[START INFORMATION SUPPLIED]

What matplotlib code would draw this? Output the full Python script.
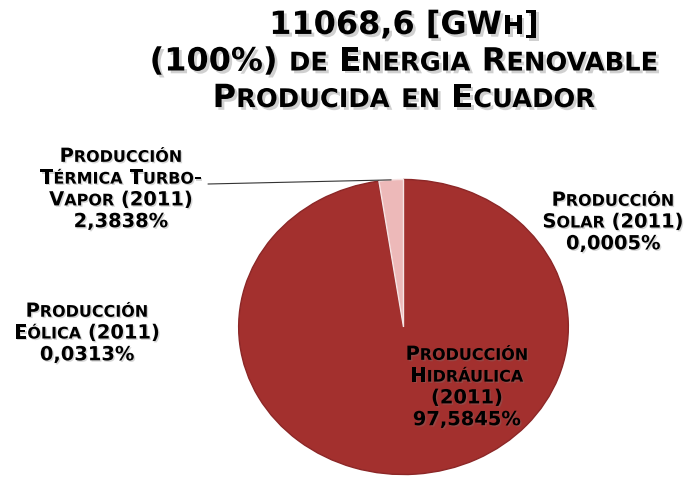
import matplotlib
matplotlib.use("Agg")
import numpy as np
import matplotlib.pyplot as plt
import matplotlib.patheffects as pe
from matplotlib.offsetbox import TextArea, HPacker, VPacker, AnnotationBbox

# data
sources = ["Solar", "Hidráulica", "Eólica", "Térmica Turbo-Vapor"]
shares = [0.0005, 97.5845, 0.0313, 2.3838]
colors = ["#A3302E", "#A3302E", "#A3302E", "#EDB9B9"]

title_lines = ["11068,6 [GWh]", "(100%) de Energia Renovable", "Producida en Ecuador"]
label_solar = ["Producción", "Solar (2011)", "0,0005%"]
label_hidro = ["Producción", "Hidráulica", "(2011)", "97,5845%"]
label_eolica = ["Producción", "Eólica (2011)", "0,0313%"]
label_termica = ["Producción", "Térmica Turbo-", "Vapor (2011)", "2,3838%"]

FONT = "DejaVu Sans"


def smallcaps_line(s, big, small, shadow, alpha):
    # lowercase letters become smaller upper case letters
    runs = []
    for ch in s:
        is_small = ch.islower()
        if runs and runs[-1][1] == is_small:
            runs[-1][0] += ch
        else:
            runs.append([ch, is_small])
    boxes = []
    for txt, is_small in runs:
        props = dict(fontfamily=FONT, fontweight="bold", color="black",
                     fontsize=small if is_small else big,
                     path_effects=[pe.withSimplePatchShadow(offset=shadow, shadow_rgbFace="#7a7a7a", alpha=alpha)])
        boxes.append(TextArea(txt.upper(), textprops=props))
    return HPacker(children=boxes, align="baseline", pad=0, sep=0)


def place_block(fig, lines, x, y, big, small, sep, shadow=(1, -1), alpha=0.3):
    rows = [smallcaps_line(l, big, small, shadow, alpha) for l in lines]
    box = VPacker(children=rows, align="center", pad=0, sep=sep)
    ab = AnnotationBbox(box, (x, y), xycoords="figure pixels", frameon=False,
                        box_alignment=(0.5, 0.5), pad=0)
    fig.add_artist(ab)


fig = plt.figure(figsize=(6.97, 4.86), dpi=100)
ax = fig.add_axes([237 / 697, 10 / 486, 333 / 697, 298 / 486])

wedges, _ = ax.pie(shares, colors=colors, startangle=90, counterclock=False,
                   wedgeprops=dict(linewidth=1))
for w, c in zip(wedges, colors):
    w.set_edgecolor("#F7E4E4" if c == "#EDB9B9" else "#8C2727")
ax.set_aspect("auto")
ax.set_xlim(-1.01, 1.01)
ax.set_ylim(-1.01, 1.01)

# leader line for the thermal slice
mid = 90 + shares[3] / 100 * 360 / 2
px, py = np.cos(np.radians(mid)), np.sin(np.radians(mid))
ax.annotate("", xy=(px, py), xytext=(208, 302), textcoords="figure pixels",
            arrowprops=dict(arrowstyle="-", color="#333333", lw=0.8, shrinkA=0, shrinkB=0),
            annotation_clip=False)

place_block(fig, title_lines, 404, 424, 23, 18.5, 4, shadow=(2, -2), alpha=0.35)
place_block(fig, label_termica, 121, 297, 14, 11.5, 2)
place_block(fig, label_solar, 613, 264, 14, 11.5, 2)
place_block(fig, label_eolica, 87, 153, 14, 11.5, 2)
place_block(fig, label_hidro, 467, 99, 14, 11.5, 2)

fig.savefig("out.png", dpi=100)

[END INFORMATION SUPPLIED]

__PROBLEM DETAILS__: Set the data above down again exactly as given, with no pictures.

__ANSWER TO THE EXERCISE__:
What matplotlib code would draw this? Output the full Python script.
import matplotlib
matplotlib.use("Agg")
import numpy as np
import matplotlib.pyplot as plt
import matplotlib.patheffects as pe
from matplotlib.offsetbox import TextArea, HPacker, VPacker, AnnotationBbox

# data
sources = ["Solar", "Hidráulica", "Eólica", "Térmica Turbo-Vapor"]
shares = [0.0005, 97.5845, 0.0313, 2.3838]
colors = ["#A3302E", "#A3302E", "#A3302E", "#EDB9B9"]

title_lines = ["11068,6 [GWh]", "(100%) de Energia Renovable", "Producida en Ecuador"]
label_solar = ["Producción", "Solar (2011)", "0,0005%"]
label_hidro = ["Producción", "Hidráulica", "(2011)", "97,5845%"]
label_eolica = ["Producción", "Eólica (2011)", "0,0313%"]
label_termica = ["Producción", "Térmica Turbo-", "Vapor (2011)", "2,3838%"]

FONT = "DejaVu Sans"


def smallcaps_line(s, big, small, shadow, alpha):
    # lowercase letters become smaller upper case letters
    runs = []
    for ch in s:
        is_small = ch.islower()
        if runs and runs[-1][1] == is_small:
            runs[-1][0] += ch
        else:
            runs.append([ch, is_small])
    boxes = []
    for txt, is_small in runs:
        props = dict(fontfamily=FONT, fontweight="bold", color="black",
                     fontsize=small if is_small else big,
                     path_effects=[pe.withSimplePatchShadow(offset=shadow, shadow_rgbFace="#7a7a7a", alpha=alpha)])
        boxes.append(TextArea(txt.upper(), textprops=props))
    return HPacker(children=boxes, align="baseline", pad=0, sep=0)


def place_block(fig, lines, x, y, big, small, sep, shadow=(1, -1), alpha=0.3):
    rows = [smallcaps_line(l, big, small, shadow, alpha) for l in lines]
    box = VPacker(children=rows, align="center", pad=0, sep=sep)
    ab = AnnotationBbox(box, (x, y), xycoords="figure pixels", frameon=False,
                        box_alignment=(0.5, 0.5), pad=0)
    fig.add_artist(ab)


fig = plt.figure(figsize=(6.97, 4.86), dpi=100)
ax = fig.add_axes([237 / 697, 10 / 486, 333 / 697, 298 / 486])

wedges, _ = ax.pie(shares, colors=colors, startangle=90, counterclock=False,
                   wedgeprops=dict(linewidth=1))
for w, c in zip(wedges, colors):
    w.set_edgecolor("#F7E4E4" if c == "#EDB9B9" else "#8C2727")
ax.set_aspect("auto")
ax.set_xlim(-1.01, 1.01)
ax.set_ylim(-1.01, 1.01)

# leader line for the thermal slice
mid = 90 + shares[3] / 100 * 360 / 2
px, py = np.cos(np.radians(mid)), np.sin(np.radians(mid))
ax.annotate("", xy=(px, py), xytext=(208, 302), textcoords="figure pixels",
            arrowprops=dict(arrowstyle="-", color="#333333", lw=0.8, shrinkA=0, shrinkB=0),
            annotation_clip=False)

place_block(fig, title_lines, 404, 424, 23, 18.5, 4, shadow=(2, -2), alpha=0.35)
place_block(fig, label_termica, 121, 297, 14, 11.5, 2)
place_block(fig, label_solar, 613, 264, 14, 11.5, 2)
place_block(fig, label_eolica, 87, 153, 14, 11.5, 2)
place_block(fig, label_hidro, 467, 99, 14, 11.5, 2)

fig.savefig("out.png", dpi=100)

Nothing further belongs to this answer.